Just How Techy is Your Tech ETF? | ETF Trends

The Technology Select Sector SPDR (NYSEArca: XLK) is the largest exchange traded fund tracking technology, the largest sector weight in the S&P 500. Home to many of the largest technology companies in the U.S. and $10.9 billion in assets under management, XLK has been rightfully bellwether status.

However, some market observers wonder if XLK and rival ETFs, such as the Vanguard Information Technology ETF (NYSEArca: VGT), wonder if these funds are providing investors enough to exposure to true technology stocks.

It is a question worth pondering because XLK, as just one example, features telecom giants Verizon (NYSE: VZ) and AT&T (NYSE: T) as its third- and fourth-largest holdings. Said another way, AT&T and Verizon account for larger percentages of XLK and other tech ETFs than do true tech firms such as International Business Machines (NYSE: IBM) and Cisco Systems (NASDAQ: CSCO). [Look to Tech ETFs for Growth Opportunities]

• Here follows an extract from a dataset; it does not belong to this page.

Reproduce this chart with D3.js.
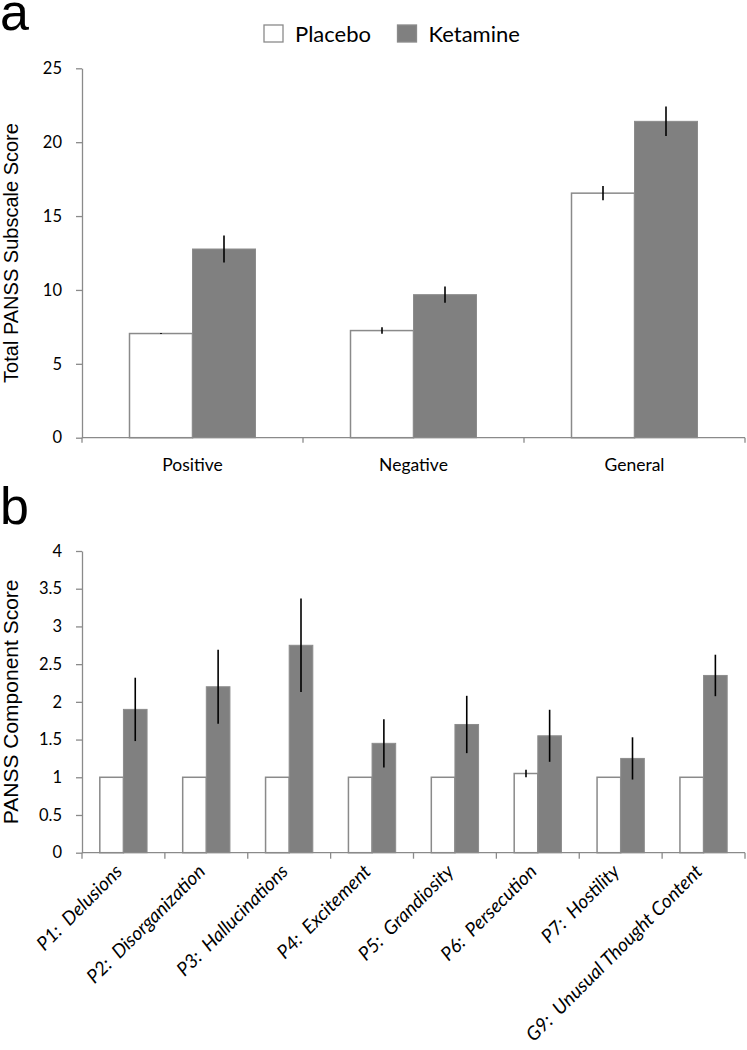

“These apparent contradictions show how blurred the definition of a tech company has become in a time when nearly all businesses define themselves as one and software and digital communication are at the core of modern economies. The XLK fund simply tracks the members of the Standard & Poor’s 500 Index that are classified by S&P Dow Jones Indices as tech and telecom companies. Decades ago, a tech company pretty much meant one that made computers, computing equipment and software. But now the designation is more a judgment call,” writes Michael Santoli for Yahoo Finance.